Why E.O. Wilson should matter to animal rights supporters
The pioneering ant scientist made profound insights into another social species: human beings
E.O. Wilson, the pioneering biologist and entomologist who, for a generation, pioneered new ways to study the natural world, passed away today. It was sad for me to hear the news. Wilson’s childlike delight in studying the animal kingdom was an inspiration for me. And his studies of ants and other insects transformed the way I saw our littlest cousins.
As a kid, I would use magnifying glasses to pop ants or drop them in spider webs. It seemed all like a big game, with these small creatures as toys in my game. Wilson’s work opened me to a universe of experience I still do not fully understand but that has immense beauty and sophistication. It is that sense of awe that I will remember him for. Indeed, Wilson coined a term for the inherent human love of the Earth’s life: biophilia.
Sadly, Wilson is not being remembered for that crucial insight. Instead, his contributions to “sociobiology” — the idea that social behavior can be explained through natural selection (which has controversially been linked to Social Darwinism) — and to the gene theory of evolution are what most of the obituaries are focusing on. Consider the Times’ take on the latter issue:
“The basic foundations of inclusive fitness theory are unsound,” Dr. Wilson said in a 2012 interview. Instead, he and his colleagues argued, biologists should look to other forms of evolution to explain altruism and other puzzling forms of behavior. Natural selection acting on individuals could explain some; it was possible that groups of animals could be selected as well.
To many scientists who were profoundly influenced by Dr. Wilson’s earlier work, his reversal was disappointing. “It was not the way things should be done, and it was not good science,” Dr. Dugatkin said. He and nearly 150 other evolutionary biologists signed a letter declaring that Dr. Wilson’s arguments were “based upon a misunderstanding of evolutionary theory and a misrepresentation of the empirical literature.”
Richard Dawkins, a leading exponent of inclusive fitness, ruthlessly attacked Dr. Wilson in a review of “The Social Conquest of Earth,” which he said was full of “downright perverse misunderstandings.”
Dr. Wilson dismissed his critics, likening them to early astronomers who came up with elaborate explanations to support their idea that the sun and planets revolved around the earth. Dr. Dawkins called Dr. Wilson’s response “an act of wanton arrogance.”
There are two things to note about this. First, contrary to Dugatkin and Dawkins (the latter of whom I admire immensely, for his beautiful book The Selfish Gene), group selection of various sorts seems to have new evidence to buttress it. And even if it doesn’t, the hateful approach taken by Dawkins, e.g., attacking their former ally Wilson as “perverse” and his ilk surely is not good for science.

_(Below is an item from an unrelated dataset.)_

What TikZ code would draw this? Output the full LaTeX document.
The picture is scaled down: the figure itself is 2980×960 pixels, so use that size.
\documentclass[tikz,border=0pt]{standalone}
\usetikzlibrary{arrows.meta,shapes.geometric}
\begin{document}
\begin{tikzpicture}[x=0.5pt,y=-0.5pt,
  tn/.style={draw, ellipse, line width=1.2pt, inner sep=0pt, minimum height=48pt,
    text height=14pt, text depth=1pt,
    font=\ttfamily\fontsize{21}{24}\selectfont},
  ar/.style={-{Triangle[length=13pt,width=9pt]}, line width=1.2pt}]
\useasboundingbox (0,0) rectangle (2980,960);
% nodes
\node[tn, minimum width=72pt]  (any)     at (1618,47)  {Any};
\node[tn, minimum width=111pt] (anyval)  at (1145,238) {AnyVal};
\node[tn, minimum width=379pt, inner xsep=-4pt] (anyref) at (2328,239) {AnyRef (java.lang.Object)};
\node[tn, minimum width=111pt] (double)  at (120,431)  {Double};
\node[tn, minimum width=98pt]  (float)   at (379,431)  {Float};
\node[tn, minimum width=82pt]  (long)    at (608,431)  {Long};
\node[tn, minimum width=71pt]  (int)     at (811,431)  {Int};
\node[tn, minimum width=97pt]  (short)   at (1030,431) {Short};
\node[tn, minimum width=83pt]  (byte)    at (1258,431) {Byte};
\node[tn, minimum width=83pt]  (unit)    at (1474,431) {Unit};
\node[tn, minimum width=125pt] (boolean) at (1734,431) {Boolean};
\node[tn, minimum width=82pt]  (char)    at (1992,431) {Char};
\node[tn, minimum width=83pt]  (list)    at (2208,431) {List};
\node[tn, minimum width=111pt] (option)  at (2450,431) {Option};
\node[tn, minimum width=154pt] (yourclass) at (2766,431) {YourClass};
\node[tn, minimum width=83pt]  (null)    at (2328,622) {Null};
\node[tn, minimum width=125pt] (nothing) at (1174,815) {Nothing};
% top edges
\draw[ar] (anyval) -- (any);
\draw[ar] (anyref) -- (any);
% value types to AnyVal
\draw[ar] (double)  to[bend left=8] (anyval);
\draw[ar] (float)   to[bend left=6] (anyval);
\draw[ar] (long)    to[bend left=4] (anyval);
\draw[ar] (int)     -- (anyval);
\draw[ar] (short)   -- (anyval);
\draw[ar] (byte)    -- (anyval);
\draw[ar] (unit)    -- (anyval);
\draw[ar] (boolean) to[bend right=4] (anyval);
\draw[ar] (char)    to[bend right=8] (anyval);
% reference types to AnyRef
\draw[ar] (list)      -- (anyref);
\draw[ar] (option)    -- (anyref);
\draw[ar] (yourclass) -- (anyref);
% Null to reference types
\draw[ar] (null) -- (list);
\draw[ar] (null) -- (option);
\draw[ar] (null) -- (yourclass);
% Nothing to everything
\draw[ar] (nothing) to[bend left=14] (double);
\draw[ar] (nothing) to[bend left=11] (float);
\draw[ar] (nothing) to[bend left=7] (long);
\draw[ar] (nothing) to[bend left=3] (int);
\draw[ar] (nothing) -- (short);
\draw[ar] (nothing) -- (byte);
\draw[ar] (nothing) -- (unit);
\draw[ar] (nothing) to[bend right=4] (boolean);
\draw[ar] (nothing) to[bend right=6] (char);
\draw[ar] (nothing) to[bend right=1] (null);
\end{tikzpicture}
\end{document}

The second thing to note is that, as is usually the case, the discussions of Wilson’s legacy in the media mostly focus on these contentious and anxiety-inducing debates. Imagine a media that, instead, focused on areas where Dawkins and Wilson agree, e.g., on humankind’s duty to protect other animals. Wilson thought human encroachment on wild spaces was one of the gravest threats to the future of life. Dawkins has described human commodification of other animals as akin to slavery. Both scholars devoted their considerable intellect to persuading the people around them to take animal protection more seriously.
We should do the same, and honor Wilson’s memory, instead of tarnishing it with the pettiest stories of conflict.